* Begin *

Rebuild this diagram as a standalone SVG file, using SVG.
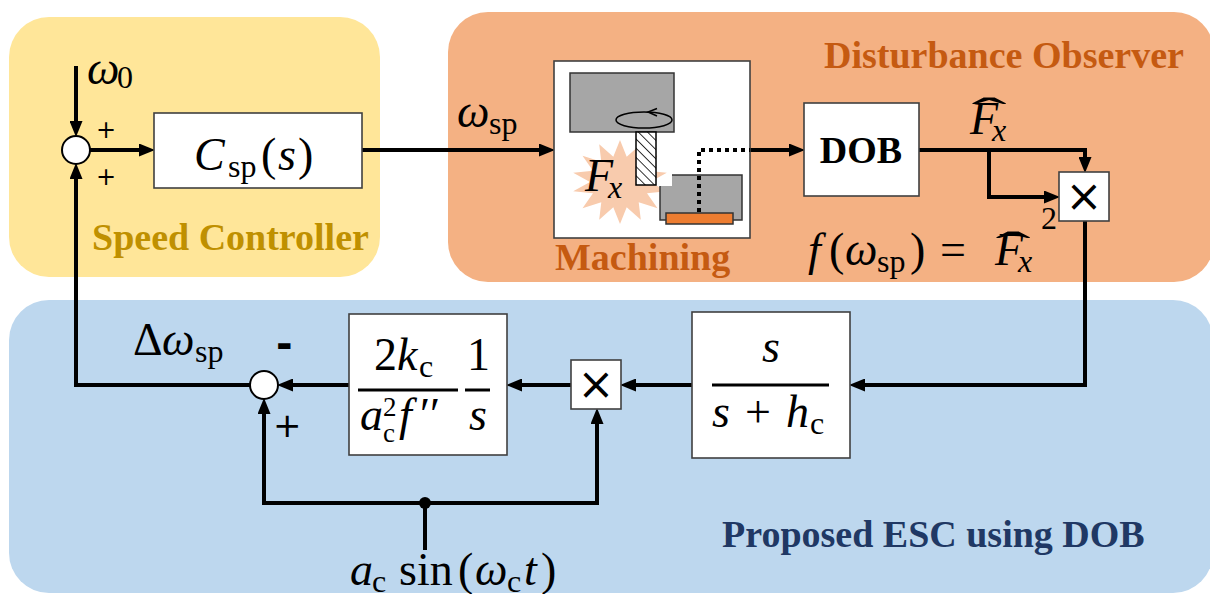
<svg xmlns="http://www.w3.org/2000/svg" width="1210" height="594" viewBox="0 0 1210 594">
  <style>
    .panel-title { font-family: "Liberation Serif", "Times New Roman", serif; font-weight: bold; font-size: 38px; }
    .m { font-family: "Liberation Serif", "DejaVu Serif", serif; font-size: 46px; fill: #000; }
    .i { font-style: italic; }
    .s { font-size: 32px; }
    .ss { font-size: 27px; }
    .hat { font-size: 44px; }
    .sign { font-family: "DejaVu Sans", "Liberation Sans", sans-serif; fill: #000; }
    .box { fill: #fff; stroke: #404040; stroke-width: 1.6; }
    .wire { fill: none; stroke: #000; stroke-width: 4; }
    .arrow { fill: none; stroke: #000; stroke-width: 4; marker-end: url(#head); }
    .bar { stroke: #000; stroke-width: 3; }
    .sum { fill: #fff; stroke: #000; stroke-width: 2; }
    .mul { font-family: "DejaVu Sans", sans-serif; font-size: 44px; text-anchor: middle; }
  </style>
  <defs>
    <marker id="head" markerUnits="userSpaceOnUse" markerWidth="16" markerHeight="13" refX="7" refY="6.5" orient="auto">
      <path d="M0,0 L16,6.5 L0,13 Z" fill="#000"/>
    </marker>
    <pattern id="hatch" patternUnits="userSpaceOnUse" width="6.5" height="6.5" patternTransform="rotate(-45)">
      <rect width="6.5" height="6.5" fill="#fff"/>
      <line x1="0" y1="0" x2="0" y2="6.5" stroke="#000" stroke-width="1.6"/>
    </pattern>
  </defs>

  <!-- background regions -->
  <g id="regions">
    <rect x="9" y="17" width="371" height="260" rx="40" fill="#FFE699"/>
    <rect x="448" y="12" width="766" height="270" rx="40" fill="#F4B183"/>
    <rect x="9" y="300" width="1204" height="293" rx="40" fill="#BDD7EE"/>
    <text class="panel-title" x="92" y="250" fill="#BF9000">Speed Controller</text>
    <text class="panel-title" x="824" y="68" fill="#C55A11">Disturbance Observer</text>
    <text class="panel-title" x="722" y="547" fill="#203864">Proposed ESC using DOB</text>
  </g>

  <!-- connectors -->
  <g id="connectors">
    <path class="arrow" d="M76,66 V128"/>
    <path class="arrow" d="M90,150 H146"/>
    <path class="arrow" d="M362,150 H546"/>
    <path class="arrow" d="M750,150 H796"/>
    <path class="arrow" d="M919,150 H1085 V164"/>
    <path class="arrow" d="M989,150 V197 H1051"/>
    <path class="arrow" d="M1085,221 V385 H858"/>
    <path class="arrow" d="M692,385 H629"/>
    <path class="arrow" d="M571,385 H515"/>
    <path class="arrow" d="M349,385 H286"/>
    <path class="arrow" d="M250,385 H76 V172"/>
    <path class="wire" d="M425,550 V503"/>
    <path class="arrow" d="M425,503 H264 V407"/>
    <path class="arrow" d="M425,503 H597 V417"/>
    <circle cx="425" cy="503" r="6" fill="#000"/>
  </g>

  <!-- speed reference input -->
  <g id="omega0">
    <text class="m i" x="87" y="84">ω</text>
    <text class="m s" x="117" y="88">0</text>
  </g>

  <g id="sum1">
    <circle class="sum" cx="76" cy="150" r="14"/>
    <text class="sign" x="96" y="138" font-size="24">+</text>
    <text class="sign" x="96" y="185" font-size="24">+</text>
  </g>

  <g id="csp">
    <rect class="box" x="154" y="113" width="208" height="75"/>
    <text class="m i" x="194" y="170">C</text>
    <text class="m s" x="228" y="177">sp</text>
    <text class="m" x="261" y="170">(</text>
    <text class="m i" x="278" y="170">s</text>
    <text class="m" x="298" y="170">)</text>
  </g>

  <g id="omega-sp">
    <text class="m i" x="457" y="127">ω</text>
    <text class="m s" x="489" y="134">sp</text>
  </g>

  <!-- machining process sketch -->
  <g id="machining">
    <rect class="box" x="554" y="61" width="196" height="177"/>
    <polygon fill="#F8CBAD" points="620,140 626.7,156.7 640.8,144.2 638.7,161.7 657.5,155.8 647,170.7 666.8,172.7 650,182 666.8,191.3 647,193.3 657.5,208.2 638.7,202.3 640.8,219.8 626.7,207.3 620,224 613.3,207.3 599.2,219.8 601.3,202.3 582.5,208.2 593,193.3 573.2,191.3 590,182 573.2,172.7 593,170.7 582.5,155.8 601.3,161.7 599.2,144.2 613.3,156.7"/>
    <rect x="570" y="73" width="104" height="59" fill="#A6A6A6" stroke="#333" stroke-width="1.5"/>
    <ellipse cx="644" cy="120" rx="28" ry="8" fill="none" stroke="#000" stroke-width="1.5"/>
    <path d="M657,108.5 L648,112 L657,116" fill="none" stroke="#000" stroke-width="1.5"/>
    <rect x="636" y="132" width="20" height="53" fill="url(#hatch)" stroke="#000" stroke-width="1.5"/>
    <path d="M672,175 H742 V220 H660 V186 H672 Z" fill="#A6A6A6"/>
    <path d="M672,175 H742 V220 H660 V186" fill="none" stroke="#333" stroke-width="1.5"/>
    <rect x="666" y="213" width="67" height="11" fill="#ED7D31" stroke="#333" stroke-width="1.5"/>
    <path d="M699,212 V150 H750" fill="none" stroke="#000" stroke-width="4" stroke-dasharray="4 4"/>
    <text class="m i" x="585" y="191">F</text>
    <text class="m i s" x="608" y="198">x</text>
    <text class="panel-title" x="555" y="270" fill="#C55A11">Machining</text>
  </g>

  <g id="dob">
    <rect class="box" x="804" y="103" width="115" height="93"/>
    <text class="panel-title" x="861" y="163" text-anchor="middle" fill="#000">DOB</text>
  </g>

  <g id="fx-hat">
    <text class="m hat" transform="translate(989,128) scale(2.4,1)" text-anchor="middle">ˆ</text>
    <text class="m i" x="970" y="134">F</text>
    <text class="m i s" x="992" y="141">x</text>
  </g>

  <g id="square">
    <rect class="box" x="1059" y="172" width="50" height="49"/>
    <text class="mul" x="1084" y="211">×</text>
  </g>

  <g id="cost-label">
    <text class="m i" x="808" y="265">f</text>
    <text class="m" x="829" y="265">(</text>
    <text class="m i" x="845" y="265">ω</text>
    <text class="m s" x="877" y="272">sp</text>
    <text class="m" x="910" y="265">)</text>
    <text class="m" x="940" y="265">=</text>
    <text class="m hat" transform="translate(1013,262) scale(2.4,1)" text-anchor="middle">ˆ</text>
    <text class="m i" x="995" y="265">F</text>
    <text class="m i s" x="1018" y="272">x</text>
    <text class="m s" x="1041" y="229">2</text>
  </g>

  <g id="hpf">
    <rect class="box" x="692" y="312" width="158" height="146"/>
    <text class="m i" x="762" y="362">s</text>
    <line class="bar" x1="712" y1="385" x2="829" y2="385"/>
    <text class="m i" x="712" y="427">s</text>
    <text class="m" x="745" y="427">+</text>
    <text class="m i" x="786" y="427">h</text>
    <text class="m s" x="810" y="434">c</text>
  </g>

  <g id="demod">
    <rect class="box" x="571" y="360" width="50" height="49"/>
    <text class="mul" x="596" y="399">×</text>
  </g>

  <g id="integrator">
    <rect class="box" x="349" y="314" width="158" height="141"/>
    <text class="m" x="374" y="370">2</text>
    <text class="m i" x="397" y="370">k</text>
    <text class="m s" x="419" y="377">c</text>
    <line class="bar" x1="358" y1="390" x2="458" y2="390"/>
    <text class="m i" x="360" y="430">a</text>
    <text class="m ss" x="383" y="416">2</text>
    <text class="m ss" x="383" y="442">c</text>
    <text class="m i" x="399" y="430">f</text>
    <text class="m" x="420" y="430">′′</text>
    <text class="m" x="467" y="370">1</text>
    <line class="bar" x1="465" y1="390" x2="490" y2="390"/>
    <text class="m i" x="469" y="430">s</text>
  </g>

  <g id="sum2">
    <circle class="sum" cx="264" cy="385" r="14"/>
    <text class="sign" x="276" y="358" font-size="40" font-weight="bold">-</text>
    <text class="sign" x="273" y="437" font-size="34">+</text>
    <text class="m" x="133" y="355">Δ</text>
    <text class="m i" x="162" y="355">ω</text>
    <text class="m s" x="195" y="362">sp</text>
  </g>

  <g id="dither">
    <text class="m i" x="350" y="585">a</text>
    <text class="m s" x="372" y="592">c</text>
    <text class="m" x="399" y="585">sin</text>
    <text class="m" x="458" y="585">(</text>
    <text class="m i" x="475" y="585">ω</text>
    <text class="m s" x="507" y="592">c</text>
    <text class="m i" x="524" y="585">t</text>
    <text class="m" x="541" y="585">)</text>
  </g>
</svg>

* End *

• **DO THIS**: For this exercise, gather every line of the data that contains the word "using".

• **RESULT OF THE EXERCISE**:
Rebuild this diagram as a standalone SVG file, using SVG.
    <text class="panel-title" x="722" y="547" fill="#203864">Proposed ESC using DOB</text>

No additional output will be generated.